Search code examples
mongodbmongodb-querymongodb-indexes

Indexing MongoDB for sort consistency


The MongoDB documentation says that MongoDB doesn't store documents in a collection in a particular order. So if you have this collection:

db.restaurants.insertMany( [
   { "_id" : 1, "name" : "Central Park Cafe", "borough" : "Manhattan"},
   { "_id" : 2, "name" : "Rock A Feller Bar and Grill", "borough" : "Queens"},
   { "_id" : 3, "name" : "Empire State Pub", "borough" : "Brooklyn"},
   { "_id" : 4, "name" : "Stan's Pizzaria", "borough" : "Manhattan"},
   { "_id" : 5, "name" : "Jane's Deli", "borough" : "Brooklyn"},
] );

and sorting like this:

db.restaurants.aggregate(
   [
     { $sort : { borough : 1 } }
   ]
)

Then the sort order can be inconsistent since:

the borough field contains duplicate values for both Manhattan and Brooklyn. Documents are returned in alphabetical order by borough, but the order of those documents with duplicate values for borough might not to be the same across multiple executions of the same sort.
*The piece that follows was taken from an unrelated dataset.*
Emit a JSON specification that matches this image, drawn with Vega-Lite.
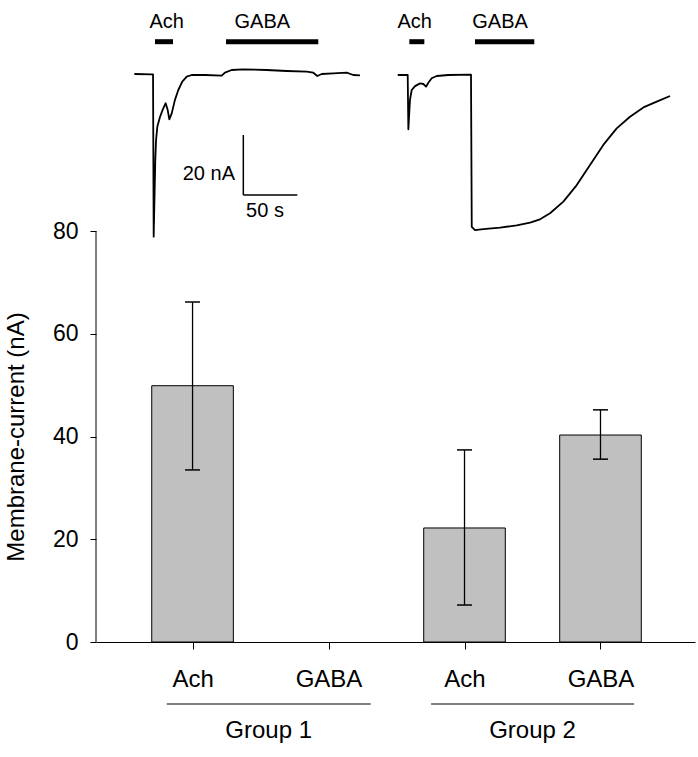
{
  "$schema": "https://vega.github.io/schema/vega-lite/v6.json",
  "width": 599,
  "height": 642,
  "autosize": "none",
  "padding": {"left": 96, "top": 0, "right": 3, "bottom": 115},
  "background": "white",
  "config": {
    "font": "Liberation Sans",
    "view": {"stroke": null},
    "axis": {"domainColor": "#000", "tickColor": "#000", "labelColor": "#000", "titleColor": "#000", "grid": false, "domainWidth": 1, "tickWidth": 1}
  },
  "datasets": {
    "bars": [
      {"group": "Group 1", "drug": "Ach", "pos": 1, "mean": 49.9, "lo": 33.5, "hi": 66.2},
      {"group": "Group 1", "drug": "GABA", "pos": 2, "mean": 0, "lo": null, "hi": null},
      {"group": "Group 2", "drug": "Ach", "pos": 3, "mean": 22.2, "lo": 7.2, "hi": 37.4},
      {"group": "Group 2", "drug": "GABA", "pos": 4, "mean": 40.3, "lo": 35.6, "hi": 45.2}
    ],
    "groups": [
      {"group": "Group 1", "start": 0.81, "end": 2.31, "mid": 1.56},
      {"group": "Group 2", "start": 2.754, "end": 4.246, "mid": 3.5}
    ],
    "traces": [
      {"trace": 1, "t": 35.5, "I": 0.33},
      {"trace": 1, "t": 51.6, "I": 0.23},
      {"trace": 1, "t": 52.8, "I": 0.23},
      {"trace": 1, "t": 53.4, "I": -53.9},
      {"trace": 1, "t": 54.9, "I": -28.3},
      {"trace": 1, "t": 55.6, "I": -21.7},
      {"trace": 1, "t": 56.8, "I": -17.2},
      {"trace": 1, "t": 59.3, "I": -13.9},
      {"trace": 1, "t": 62.3, "I": -11.1},
      {"trace": 1, "t": 64.5, "I": -9.4},
      {"trace": 1, "t": 66.4, "I": -11.7},
      {"trace": 1, "t": 67.9, "I": -14.8},
      {"trace": 1, "t": 70.1, "I": -12.8},
      {"trace": 1, "t": 73.1, "I": -8.3},
      {"trace": 1, "t": 76.2, "I": -5.0},
      {"trace": 1, "t": 79.9, "I": -2.2},
      {"trace": 1, "t": 84.0, "I": -0.57},
      {"trace": 1, "t": 88.6, "I": 0},
      {"trace": 1, "t": 100.9, "I": 0},
      {"trace": 1, "t": 116.4, "I": -0.23},
      {"trace": 1, "t": 119.4, "I": 0.77},
      {"trace": 1, "t": 125.6, "I": 1.67},
      {"trace": 1, "t": 136.4, "I": 1.9},
      {"trace": 1, "t": 158.1, "I": 1.67},
      {"trace": 1, "t": 176.6, "I": 1.33},
      {"trace": 1, "t": 195.1, "I": 1.1},
      {"trace": 1, "t": 201.2, "I": 0.77},
      {"trace": 1, "t": 204.9, "I": -0.33},
      {"trace": 1, "t": 209.0, "I": 0.33},
      {"trace": 1, "t": 219.7, "I": 0.57},
      {"trace": 1, "t": 232.1, "I": 0.77},
      {"trace": 1, "t": 238.2, "I": 0},
      {"trace": 1, "t": 244.4, "I": -0.1},
      {"trace": 2, "t": 279.4, "I": 0},
      {"trace": 2, "t": 288.6, "I": 0},
      {"trace": 2, "t": 289.2, "I": -18.1},
      {"trace": 2, "t": 290.7, "I": -8.3},
      {"trace": 2, "t": 292.3, "I": -5.0},
      {"trace": 2, "t": 295.4, "I": -3.7},
      {"trace": 2, "t": 300.0, "I": -2.8},
      {"trace": 2, "t": 303.1, "I": -3.0},
      {"trace": 2, "t": 305.6, "I": -3.9},
      {"trace": 2, "t": 307.7, "I": -2.6},
      {"trace": 2, "t": 310.8, "I": -1.1},
      {"trace": 2, "t": 315.5, "I": -0.33},
      {"trace": 2, "t": 326.2, "I": 0},
      {"trace": 2, "t": 347.2, "I": 0.1},
      {"trace": 2, "t": 347.9, "I": -50.6},
      {"trace": 2, "t": 350.9, "I": -51.7},
      {"trace": 2, "t": 358.6, "I": -51.4},
      {"trace": 2, "t": 374.1, "I": -50.9},
      {"trace": 2, "t": 389.5, "I": -50.1},
      {"trace": 2, "t": 401.9, "I": -49.2},
      {"trace": 2, "t": 411.1, "I": -48.1},
      {"trace": 2, "t": 420.4, "I": -46.1},
      {"trace": 2, "t": 432.7, "I": -42.2},
      {"trace": 2, "t": 445.1, "I": -36.7},
      {"trace": 2, "t": 457.4, "I": -30.0},
      {"trace": 2, "t": 469.7, "I": -23.3},
      {"trace": 2, "t": 482.1, "I": -17.8},
      {"trace": 2, "t": 494.4, "I": -13.9},
      {"trace": 2, "t": 506.8, "I": -10.8},
      {"trace": 2, "t": 519.2, "I": -8.9},
      {"trace": 2, "t": 531.5, "I": -7.0}
    ],
    "stimuli": [
      {"trace": 1, "drug": "Ach", "start": 54.6, "end": 71.3, "labelTime": 65.5},
      {"trace": 1, "drug": "GABA", "start": 120.4, "end": 205.8, "labelTime": 154.0},
      {"trace": 2, "drug": "Ach", "start": 290.1, "end": 304.0, "labelTime": 295.1},
      {"trace": 2, "drug": "GABA", "start": 350.9, "end": 405.8, "labelTime": 374.1}
    ],
    "scalebar": [
      {"t": 136.4, "t2": 136.4, "I": -20, "I2": -40},
      {"t": 136.4, "t2": 186.4, "I": -40, "I2": -40}
    ]
  },
  "layer": [
    {
      "layer": [
        {
          "data": {"name": "bars"},
          "transform": [{"filter": "datum.mean > 0"}],
          "mark": {"type": "bar", "orient": "vertical", "width": 81.6, "fill": "#c0c0c0", "stroke": "#000", "strokeWidth": 1},
          "encoding": {
            "x": {"field": "pos", "type": "quantitative", "scale": {"domain": [0.29, 4.695], "nice": false, "zero": false, "padding": 0},
              "axis": {"values": [1, 2, 3, 4], "title": null, "tickSize": 7, "labelFontSize": 24, "labelBaseline": "alphabetic", "labelPadding": 37,
                "labelExpr": "datum.value == 1 || datum.value == 3 ? 'Ach' : 'GABA'", "labelOverlap": false, "labelFlush": false}},
            "y": {"field": "mean", "type": "quantitative", "stack": null, "scale": {"domain": [0, 125], "nice": false, "padding": 0},
              "axis": {"values": [0, 20, 40, 60, 80], "domain": false, "tickSize": 6, "labelFontSize": 23, "labelPadding": 12,
                "title": "Membrane-current (nA)", "titleFontSize": 24, "titleFontWeight": "normal", "titleX": -80, "titleY": 436.5,
                "titleAlign": "center", "titleBaseline": "middle", "titleAngle": -90}}
          }
        },
        {
          "data": {"name": "bars"},
          "transform": [{"filter": "datum.hi != null"}],
          "mark": {"type": "rule", "color": "#000", "strokeWidth": 1.3},
          "encoding": {
            "x": {"field": "pos", "type": "quantitative"},
            "y": {"field": "lo", "type": "quantitative"},
            "y2": {"field": "hi"}
          }
        },
        {
          "data": {"name": "bars"},
          "transform": [{"filter": "datum.hi != null"}],
          "mark": {"type": "tick", "orient": "horizontal", "size": 15, "thickness": 1.5, "color": "#000", "opacity": 1},
          "encoding": {
            "x": {"field": "pos", "type": "quantitative"},
            "y": {"field": "hi", "type": "quantitative"}
          }
        },
        {
          "data": {"name": "bars"},
          "transform": [{"filter": "datum.lo != null"}],
          "mark": {"type": "tick", "orient": "horizontal", "size": 15, "thickness": 1.5, "color": "#000", "opacity": 1},
          "encoding": {
            "x": {"field": "pos", "type": "quantitative"},
            "y": {"field": "lo", "type": "quantitative"}
          }
        },
        {
          "data": {"values": [{"axis": "y"}]},
          "mark": {"type": "rule", "color": "#000", "strokeWidth": 1},
          "encoding": {
            "x": {"datum": 0.29, "type": "quantitative"},
            "y": {"datum": 0, "type": "quantitative"},
            "y2": {"datum": 80}
          }
        },
        {
          "data": {"name": "groups"},
          "mark": {"type": "rule", "color": "#000", "strokeWidth": 1.2},
          "encoding": {
            "x": {"field": "start", "type": "quantitative"},
            "x2": {"field": "end"},
            "y": {"datum": -12.07, "type": "quantitative"}
          }
        },
        {
          "data": {"name": "groups"},
          "mark": {"type": "text", "fontSize": 24, "align": "center", "baseline": "alphabetic", "color": "#000"},
          "encoding": {
            "x": {"field": "mid", "type": "quantitative"},
            "y": {"datum": -18.69, "type": "quantitative"},
            "text": {"field": "group"}
          }
        }
      ]
    },
    {
      "layer": [
        {
          "data": {"name": "traces"},
          "mark": {"type": "line", "color": "#000", "strokeWidth": 1.8, "strokeJoin": "round"},
          "encoding": {
            "x": {"field": "t", "type": "quantitative", "scale": {"domain": [0, 554.6], "nice": false, "zero": false, "padding": 0}, "axis": null},
            "y": {"field": "I", "type": "quantitative", "scale": {"domain": [-189, 25], "nice": false, "zero": false, "padding": 0}, "axis": null},
            "detail": {"field": "trace"}
          }
        },
        {
          "data": {"name": "stimuli"},
          "mark": {"type": "rule", "color": "#000", "strokeWidth": 5, "strokeCap": "butt"},
          "encoding": {
            "x": {"field": "start", "type": "quantitative"},
            "x2": {"field": "end"},
            "y": {"datum": 11.1, "type": "quantitative"}
          }
        },
        {
          "data": {"name": "stimuli"},
          "mark": {"type": "text", "fontSize": 20, "align": "center", "baseline": "alphabetic", "color": "#000"},
          "encoding": {
            "x": {"field": "labelTime", "type": "quantitative"},
            "y": {"datum": 15.6, "type": "quantitative"},
            "text": {"field": "drug"}
          }
        },
        {
          "data": {"name": "scalebar"},
          "mark": {"type": "rule", "color": "#000", "strokeWidth": 1.5},
          "encoding": {
            "x": {"field": "t", "type": "quantitative"},
            "x2": {"field": "t2"},
            "y": {"field": "I", "type": "quantitative"},
            "y2": {"field": "I2"}
          }
        },
        {
          "data": {"values": [{"label": "20 nA", "t": 128.7, "I": -35}]},
          "mark": {"type": "text", "fontSize": 20, "align": "right", "baseline": "alphabetic", "color": "#000"},
          "encoding": {
            "x": {"field": "t", "type": "quantitative"},
            "y": {"field": "I", "type": "quantitative"},
            "text": {"field": "label"}
          }
        },
        {
          "data": {"values": [{"label": "50 s", "t": 156.5, "I": -47.2}]},
          "mark": {"type": "text", "fontSize": 20, "align": "center", "baseline": "alphabetic", "color": "#000"},
          "encoding": {
            "x": {"field": "t", "type": "quantitative"},
            "y": {"field": "I", "type": "quantitative"},
            "text": {"field": "label"}
          }
        }
      ]
    }
  ],
  "resolve": {"scale": {"x": "independent", "y": "independent"}}
}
To return a consistent result it's recommended to modify the query to:

db.restaurants.aggregate(
   [
     { $sort : { borough : 1, _id: 1 } }
   ]
)

My question relates to the efficiency of such a query. Let's say you have millions of documents, should you create a compound index, something like { borough: 1, _id: -1 }, to make it efficient? Or is it enough to index { borough: 1 } due to the, potentially, special nature of the _id field?

I'm using MongoDB 4.4.


Solution

  • If you need stable sort, you will have to sort on both the fields and for performant query you will need to have a compound index on both the fields.

    { borough: 1, _id: -1 }